The arms of Thomas Stewart, 2nd Earl of Angus and his successors, incorporating the arms of Stewart of Bonkyll (first and fourth quarters) and those of his mother Margaret de Abernethy (second and third quarters).

The Lord of Abernethy was from the 12th century to the 14th century the hereditary holder of the church and lands of the Scottish monastery at Abernethy. It gradually evolved alongside the title Abbot of Abernethy, displacing that term in extant sources by the end of the 13th century. It was held by the descendants of Gille Míchéil, Earl of Fife.

As Lord Abernethy, it is a subsidiary title of the Dukes of Hamilton and Brandon. The Mormaers and Earls of Fife had enjoyed the privilege of crowning new Kings of Scots. Following the failure of the main MacDuff line, and after the execution of the Stewart Murdoch, Earl of Fife in 1425, the privilege fell back to the second line of MacDuffs, those of Abernethy.
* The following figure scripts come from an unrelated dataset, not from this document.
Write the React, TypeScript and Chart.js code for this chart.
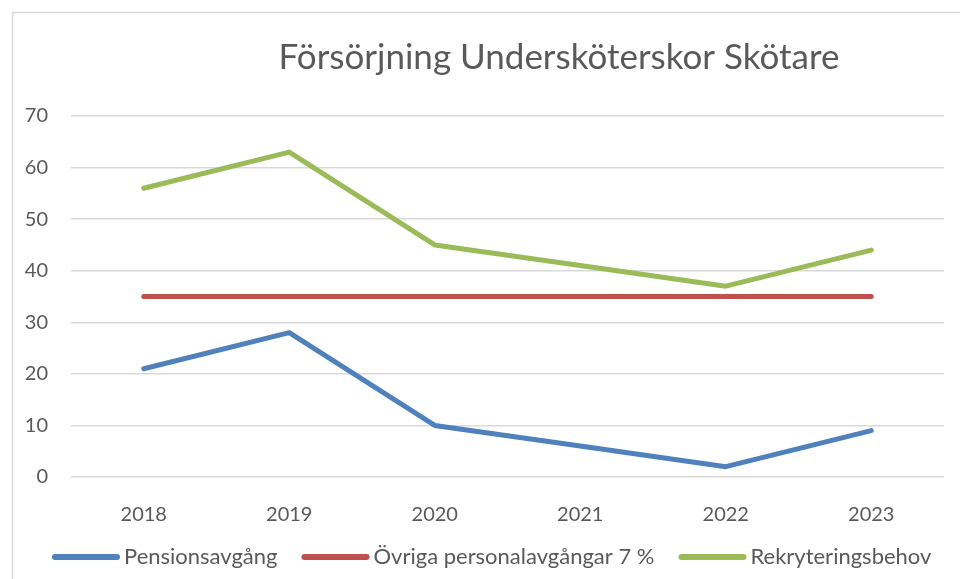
import { useEffect, useRef } from 'react';
import { Chart, registerables } from 'chart.js';

Chart.register(...registerables);

const TITLE = 'Försörjning Undersköterskor Skötare';
const YEARS = ['2018', '2019', '2020', '2021', '2022', '2023'];
const PENSIONSAVGANG = [21, 28, 10, 6, 2, 9];
const OVRIGA = [35, 35, 35, 35, 35, 35];
const REKRYTERING = [56, 63, 45, 41, 37, 44];
const SERIES_NAMES = ['Pensionsavgång', 'Övriga personalavgångar 7 %', 'Rekryteringsbehov'];
const COLORS = ['#4f81bd', '#c0504d', '#9bbb59'];

const FONT = 'Lato, "Open Sans", sans-serif';
const TEXT = '#595959';

export default function App() {
  const ref = useRef<HTMLCanvasElement | null>(null);

  useEffect(() => {
    if (!ref.current) return;
    const frame = {
      id: 'frame',
      beforeDraw(chart: any) {
        const ctx = chart.ctx;
        ctx.save();
        ctx.fillStyle = '#ffffff';
        ctx.fillRect(0, 0, chart.width, chart.height);
        ctx.strokeStyle = '#d9d9d9';
        ctx.lineWidth = 1.5;
        ctx.strokeRect(12.5, 12.5, 2000, 2000);
        ctx.restore();
      },
      afterDraw(chart: any) {
        const ctx = chart.ctx;
        ctx.save();
        // title
        ctx.fillStyle = TEXT;
        ctx.font = `35px ${FONT}`;
        ctx.textAlign = 'center';
        ctx.textBaseline = 'alphabetic';
        ctx.fillText(TITLE, 559, 69);
        // legend
        ctx.font = `22px ${FONT}`;
        ctx.textAlign = 'left';
        ctx.textBaseline = 'middle';
        let x = 55;
        const y = 557;
        chart.data.datasets.forEach((ds: any) => {
          ctx.strokeStyle = ds.borderColor;
          ctx.lineWidth = 6;
          ctx.lineCap = 'round';
          ctx.beginPath();
          ctx.moveTo(x, y);
          ctx.lineTo(x + 62, y);
          ctx.stroke();
          ctx.fillStyle = TEXT;
          ctx.fillText(ds.label, x + 69, y);
          x += 69 + ctx.measureText(ds.label).width + 27;
        });
        ctx.restore();
      },
    };
    const seriesData = [PENSIONSAVGANG, OVRIGA, REKRYTERING];
    const chart = new Chart(ref.current, {
      type: 'line',
      data: {
        labels: YEARS,
        datasets: seriesData.map((d, i) => ({
          label: SERIES_NAMES[i],
          data: d,
          borderColor: COLORS[i],
          backgroundColor: COLORS[i],
          borderWidth: 5,
          pointRadius: 0,
          tension: 0,
          borderCapStyle: 'round' as const,
          borderJoinStyle: 'round' as const,
          fill: false,
        })),
      },
      options: {
        animation: false,
        responsive: false,
        devicePixelRatio: 1,
        layout: { padding: { top: 116, left: 24, right: 16, bottom: 46 } },
        plugins: {
          title: { display: false },
          tooltip: { enabled: false },
          legend: { display: false },
        },
        scales: {
          x: {
            offset: true,
            grid: { display: false, drawTicks: false },
            border: { display: false },
            ticks: { color: TEXT, font: { family: FONT, size: 20 }, padding: 26 },
            afterFit(scale: any) {
              scale.height = 56;
            },
          },
          y: {
            min: 0,
            max: 70,
            grid: { color: '#d9d9d9', lineWidth: 1.5, drawTicks: false },
            border: { display: false },
            ticks: { stepSize: 10, color: TEXT, font: { family: FONT, size: 20 }, padding: 23 },
            afterFit(scale: any) {
              scale.width = 47;
            },
          },
        },
      },
      plugins: [frame],
    } as any);
    return () => chart.destroy();
  }, []);

  return (
    <div style={{ position: 'fixed', left: 0, top: 0, width: 960, height: 579, overflow: 'hidden' }}>
      <canvas ref={ref} width={960} height={579} />
    </div>
  );
}
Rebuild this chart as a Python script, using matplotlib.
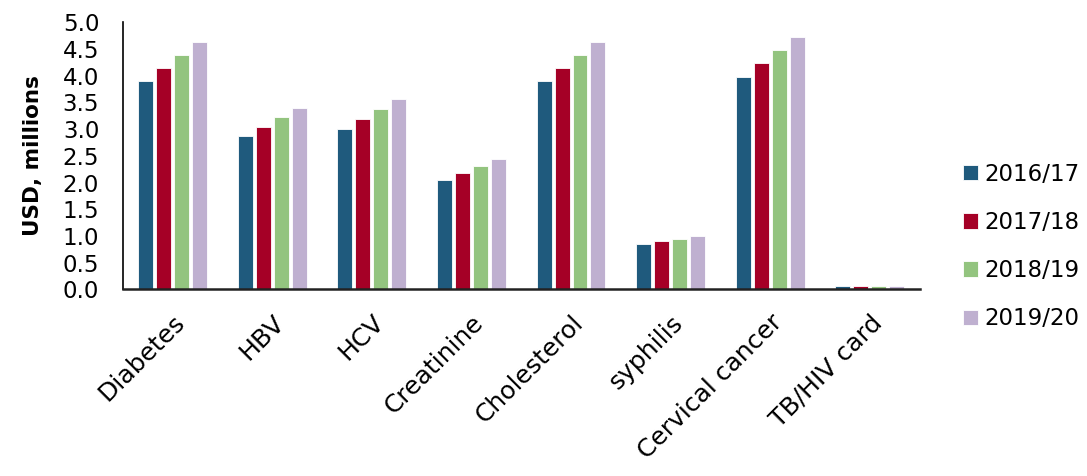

Through them this honour was regarded as passing to the Douglas Earls of Angus, notably at the coronation of James III in 1460 when George Douglas, 4th Earl of Angus proclaimed "There! Now that I have set it upon your Grace's head, let me see who will be so bold as to move it."

This continuity has survived to the current era, most notably at the coronation of Queen Elizabeth II in 1953, when the then Lord Abernethy and Angus, Douglas Douglas-Hamilton, 14th Duke of Hamilton bore and presented the Crown of Scotland to the Queen at St. Giles' Cathedral. Hamilton's son the 15th Duke, and the 16th Duke performed similar duties at the opening of Scottish Parliaments since 1999.

==History==
The abbots of Abernethy were descendants of Gille Míchéil, Earl of Fife. The abbacy may have been held by Áed (called Hugo or Eggu and other Latinised forms), son of Gille Míchéil, but the abbacy is first attested when Áed's son Orm is confirmed in possession of it by King William of Scotland in the 1170s, in condition for making concessions favorable to the King's new monastic establishment at Arbroath Abbey. The title of Abbot disappears in the sources during the abbacy of Laurence, with the title of dominus predominating:

- Orm de Abernethy (fl. 1170s)
- Laurence de Abernethy (fl. 1190s)
- Hugh de Abernethy (d. 1291)
- Alexander de Abernethy (d. c. 1315)

Following the death of Alexander Abernethy, the title passed to his daughter Margaret who married John Stewart of Bonkyll, who assumed the title, as well as being granted the forfeited Earldom of Angus.

===Douglas lords of Abernethy===
His granddaughter Margaret Stewart, 3rd Countess of Angus and Lady of Abernethy, had an illegitimate son by William Douglas, 1st Earl of Douglas. In a charter of 1389, Lady Angus transferred the titles of Earl of Angus and the Lordships of Abernethy and Bonkyll to her child.

- George Douglas, 1st Earl of Angus, Lord of Abernethy and Bonkyll (1380-1403), upon his betrothal to Princess Mary, daughter of Robert III of Scotland

For further Lords of Abernethy please see:
- Earl of Angus
- Duke of Hamilton

==Baronial title==
Lord of Abernethy or Baron of Abernethy is also a separate, non-peerage title in the Baronage of Scotland, formerly referred to as a feudal barony.

The status of Lord in the Baronage of Scotland was detached from land ownership by the Abolition of Feudal Tenure etc. (Scotland) Act 2000, which retained the title and dignity. Unlike other titles in the United Kingdom, these baronies can be assigned by grant or sale.

Mahfouz Marei Mubarak bin Mahfouz, Lord of Abernethy succeeded to the title in 2008 by assignation.